(Lines of data)
——————————

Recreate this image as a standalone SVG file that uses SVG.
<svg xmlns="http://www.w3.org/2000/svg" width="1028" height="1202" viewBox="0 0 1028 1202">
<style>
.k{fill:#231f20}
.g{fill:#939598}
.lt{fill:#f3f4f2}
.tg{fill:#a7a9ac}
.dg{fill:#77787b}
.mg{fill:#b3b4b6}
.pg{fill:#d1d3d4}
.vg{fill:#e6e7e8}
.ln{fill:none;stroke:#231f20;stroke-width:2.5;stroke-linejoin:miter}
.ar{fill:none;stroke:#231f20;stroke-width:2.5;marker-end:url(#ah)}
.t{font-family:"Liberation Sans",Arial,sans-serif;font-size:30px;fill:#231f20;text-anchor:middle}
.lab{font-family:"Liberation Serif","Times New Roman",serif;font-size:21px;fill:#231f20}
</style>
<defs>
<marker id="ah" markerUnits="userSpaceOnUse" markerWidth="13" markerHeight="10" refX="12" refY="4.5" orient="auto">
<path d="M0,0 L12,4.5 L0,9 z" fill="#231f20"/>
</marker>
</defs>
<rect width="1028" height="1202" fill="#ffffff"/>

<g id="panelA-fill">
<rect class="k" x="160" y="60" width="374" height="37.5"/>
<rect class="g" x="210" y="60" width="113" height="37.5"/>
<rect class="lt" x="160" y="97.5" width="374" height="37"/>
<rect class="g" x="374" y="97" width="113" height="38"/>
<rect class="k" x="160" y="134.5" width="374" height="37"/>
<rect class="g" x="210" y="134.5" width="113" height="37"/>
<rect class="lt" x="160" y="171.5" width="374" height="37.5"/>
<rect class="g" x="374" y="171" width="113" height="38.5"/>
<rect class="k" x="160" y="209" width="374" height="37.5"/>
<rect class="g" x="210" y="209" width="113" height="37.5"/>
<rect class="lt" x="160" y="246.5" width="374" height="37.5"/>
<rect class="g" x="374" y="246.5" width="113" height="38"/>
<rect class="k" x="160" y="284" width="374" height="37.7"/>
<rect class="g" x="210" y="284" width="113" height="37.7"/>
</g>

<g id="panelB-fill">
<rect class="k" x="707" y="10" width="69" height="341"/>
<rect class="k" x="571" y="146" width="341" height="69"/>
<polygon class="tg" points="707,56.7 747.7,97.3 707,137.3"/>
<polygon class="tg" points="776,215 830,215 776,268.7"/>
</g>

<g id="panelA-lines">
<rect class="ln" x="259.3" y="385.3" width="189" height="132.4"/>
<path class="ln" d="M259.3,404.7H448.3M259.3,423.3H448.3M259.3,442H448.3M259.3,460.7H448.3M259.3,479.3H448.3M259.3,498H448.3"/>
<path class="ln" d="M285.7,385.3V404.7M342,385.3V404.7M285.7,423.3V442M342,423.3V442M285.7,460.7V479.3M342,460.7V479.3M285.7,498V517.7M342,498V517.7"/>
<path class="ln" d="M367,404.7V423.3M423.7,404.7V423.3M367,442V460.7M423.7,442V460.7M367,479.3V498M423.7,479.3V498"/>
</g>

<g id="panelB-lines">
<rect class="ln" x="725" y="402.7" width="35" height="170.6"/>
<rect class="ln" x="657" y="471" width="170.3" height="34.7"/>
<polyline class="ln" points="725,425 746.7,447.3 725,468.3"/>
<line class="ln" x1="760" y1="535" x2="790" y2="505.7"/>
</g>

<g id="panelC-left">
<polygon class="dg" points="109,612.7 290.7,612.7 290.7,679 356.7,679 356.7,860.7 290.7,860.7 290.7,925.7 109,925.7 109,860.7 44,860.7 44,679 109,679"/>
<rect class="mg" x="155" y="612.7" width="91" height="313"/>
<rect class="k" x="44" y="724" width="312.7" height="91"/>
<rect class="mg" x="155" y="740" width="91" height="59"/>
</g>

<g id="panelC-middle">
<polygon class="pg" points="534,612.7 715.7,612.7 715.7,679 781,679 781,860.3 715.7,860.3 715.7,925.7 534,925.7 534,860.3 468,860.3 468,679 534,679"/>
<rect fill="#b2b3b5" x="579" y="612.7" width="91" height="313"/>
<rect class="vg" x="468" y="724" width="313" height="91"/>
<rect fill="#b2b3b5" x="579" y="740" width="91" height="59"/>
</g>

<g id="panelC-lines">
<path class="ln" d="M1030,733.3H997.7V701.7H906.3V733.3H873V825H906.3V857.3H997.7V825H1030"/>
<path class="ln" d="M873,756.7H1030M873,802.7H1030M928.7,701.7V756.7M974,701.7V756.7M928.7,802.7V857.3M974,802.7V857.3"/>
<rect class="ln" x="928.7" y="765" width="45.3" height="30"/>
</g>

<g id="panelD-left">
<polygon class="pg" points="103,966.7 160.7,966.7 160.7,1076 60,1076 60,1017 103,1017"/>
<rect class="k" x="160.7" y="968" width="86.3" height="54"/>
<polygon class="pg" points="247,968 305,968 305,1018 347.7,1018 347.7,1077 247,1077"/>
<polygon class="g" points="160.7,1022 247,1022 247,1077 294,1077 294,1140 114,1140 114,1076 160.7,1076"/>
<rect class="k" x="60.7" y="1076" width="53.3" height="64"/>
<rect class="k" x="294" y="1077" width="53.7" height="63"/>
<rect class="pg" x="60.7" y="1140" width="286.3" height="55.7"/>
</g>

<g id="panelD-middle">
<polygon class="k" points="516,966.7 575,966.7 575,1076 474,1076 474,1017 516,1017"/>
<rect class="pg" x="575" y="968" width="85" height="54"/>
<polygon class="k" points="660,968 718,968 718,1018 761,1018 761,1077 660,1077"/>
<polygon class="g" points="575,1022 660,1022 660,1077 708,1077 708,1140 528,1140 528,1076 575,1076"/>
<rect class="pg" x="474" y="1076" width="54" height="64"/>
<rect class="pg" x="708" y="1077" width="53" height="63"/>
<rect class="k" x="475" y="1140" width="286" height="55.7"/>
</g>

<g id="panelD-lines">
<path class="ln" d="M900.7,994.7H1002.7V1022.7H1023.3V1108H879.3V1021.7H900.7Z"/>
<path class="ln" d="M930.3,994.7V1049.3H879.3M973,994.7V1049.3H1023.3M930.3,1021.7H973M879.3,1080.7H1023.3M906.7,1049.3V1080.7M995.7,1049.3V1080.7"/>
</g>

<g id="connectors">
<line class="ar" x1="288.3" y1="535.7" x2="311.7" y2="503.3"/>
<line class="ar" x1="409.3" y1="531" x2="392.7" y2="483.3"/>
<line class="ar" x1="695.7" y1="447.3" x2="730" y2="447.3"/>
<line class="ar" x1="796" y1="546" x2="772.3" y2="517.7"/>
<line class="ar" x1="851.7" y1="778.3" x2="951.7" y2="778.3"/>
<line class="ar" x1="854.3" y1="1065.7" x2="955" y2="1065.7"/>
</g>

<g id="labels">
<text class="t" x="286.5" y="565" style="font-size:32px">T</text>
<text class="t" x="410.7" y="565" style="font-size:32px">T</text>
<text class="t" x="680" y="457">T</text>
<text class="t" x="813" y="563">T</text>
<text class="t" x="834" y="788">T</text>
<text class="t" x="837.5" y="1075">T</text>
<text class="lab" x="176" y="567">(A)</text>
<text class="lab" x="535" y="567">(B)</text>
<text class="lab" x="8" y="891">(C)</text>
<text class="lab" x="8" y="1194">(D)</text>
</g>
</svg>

——————————

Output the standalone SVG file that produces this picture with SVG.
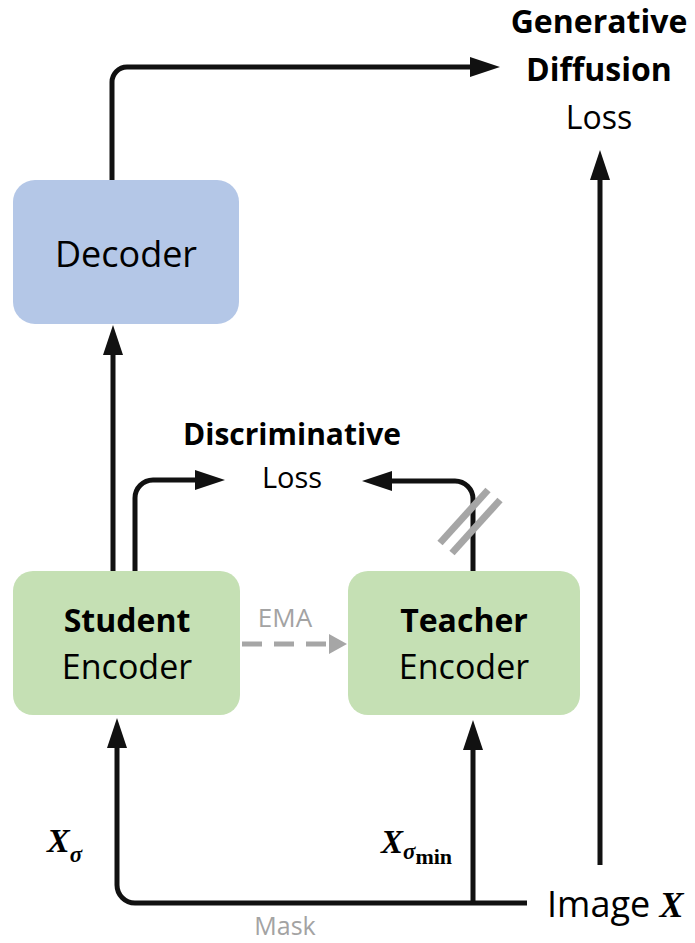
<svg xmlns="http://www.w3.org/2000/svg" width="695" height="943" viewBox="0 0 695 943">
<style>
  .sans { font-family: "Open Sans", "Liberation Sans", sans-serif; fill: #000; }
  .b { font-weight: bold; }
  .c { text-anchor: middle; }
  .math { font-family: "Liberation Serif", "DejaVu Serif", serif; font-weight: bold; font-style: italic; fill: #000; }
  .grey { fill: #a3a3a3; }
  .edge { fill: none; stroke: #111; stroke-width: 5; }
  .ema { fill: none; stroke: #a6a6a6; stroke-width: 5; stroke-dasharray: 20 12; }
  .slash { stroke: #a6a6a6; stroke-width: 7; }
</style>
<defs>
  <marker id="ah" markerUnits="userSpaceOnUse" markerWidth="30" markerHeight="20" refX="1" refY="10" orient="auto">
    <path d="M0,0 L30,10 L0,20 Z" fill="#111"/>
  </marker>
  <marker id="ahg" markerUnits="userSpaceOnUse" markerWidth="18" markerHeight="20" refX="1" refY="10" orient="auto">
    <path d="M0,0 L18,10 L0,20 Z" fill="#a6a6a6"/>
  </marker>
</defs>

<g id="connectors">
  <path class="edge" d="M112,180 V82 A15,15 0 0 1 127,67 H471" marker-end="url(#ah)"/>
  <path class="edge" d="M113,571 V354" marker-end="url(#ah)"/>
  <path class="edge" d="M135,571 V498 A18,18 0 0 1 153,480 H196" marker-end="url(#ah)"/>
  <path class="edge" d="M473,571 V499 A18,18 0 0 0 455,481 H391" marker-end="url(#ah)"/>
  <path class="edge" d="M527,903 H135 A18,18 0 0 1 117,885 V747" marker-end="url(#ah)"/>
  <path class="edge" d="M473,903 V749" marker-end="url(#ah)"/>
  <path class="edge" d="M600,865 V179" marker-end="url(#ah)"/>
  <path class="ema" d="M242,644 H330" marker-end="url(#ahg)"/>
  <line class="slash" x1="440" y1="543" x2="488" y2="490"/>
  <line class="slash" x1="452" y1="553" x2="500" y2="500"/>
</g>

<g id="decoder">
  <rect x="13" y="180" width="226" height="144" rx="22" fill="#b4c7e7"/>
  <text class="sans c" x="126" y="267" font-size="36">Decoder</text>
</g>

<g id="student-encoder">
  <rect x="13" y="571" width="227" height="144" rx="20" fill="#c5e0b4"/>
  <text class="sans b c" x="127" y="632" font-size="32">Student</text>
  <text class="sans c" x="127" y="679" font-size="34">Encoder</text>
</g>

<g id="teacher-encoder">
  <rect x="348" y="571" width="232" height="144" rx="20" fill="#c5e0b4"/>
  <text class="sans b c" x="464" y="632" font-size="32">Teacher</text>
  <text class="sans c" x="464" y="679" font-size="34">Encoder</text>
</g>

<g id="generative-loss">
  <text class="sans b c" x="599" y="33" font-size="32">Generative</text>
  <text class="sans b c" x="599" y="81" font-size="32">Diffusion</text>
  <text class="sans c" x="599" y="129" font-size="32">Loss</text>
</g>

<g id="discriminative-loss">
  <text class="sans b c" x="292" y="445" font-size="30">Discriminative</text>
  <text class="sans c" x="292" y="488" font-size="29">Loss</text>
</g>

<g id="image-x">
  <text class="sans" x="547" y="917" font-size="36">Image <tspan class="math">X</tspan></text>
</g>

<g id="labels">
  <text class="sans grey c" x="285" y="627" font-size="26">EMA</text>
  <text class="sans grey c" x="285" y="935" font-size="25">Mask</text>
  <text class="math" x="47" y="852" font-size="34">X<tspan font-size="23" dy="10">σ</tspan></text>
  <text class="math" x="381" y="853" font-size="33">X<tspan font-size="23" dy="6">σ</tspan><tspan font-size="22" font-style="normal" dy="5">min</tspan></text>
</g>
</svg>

——————————

What you should do => Collect each line holding the string "this".

Final result =>
Recreate this image as a standalone SVG file that uses SVG.
Output the standalone SVG file that produces this picture with SVG.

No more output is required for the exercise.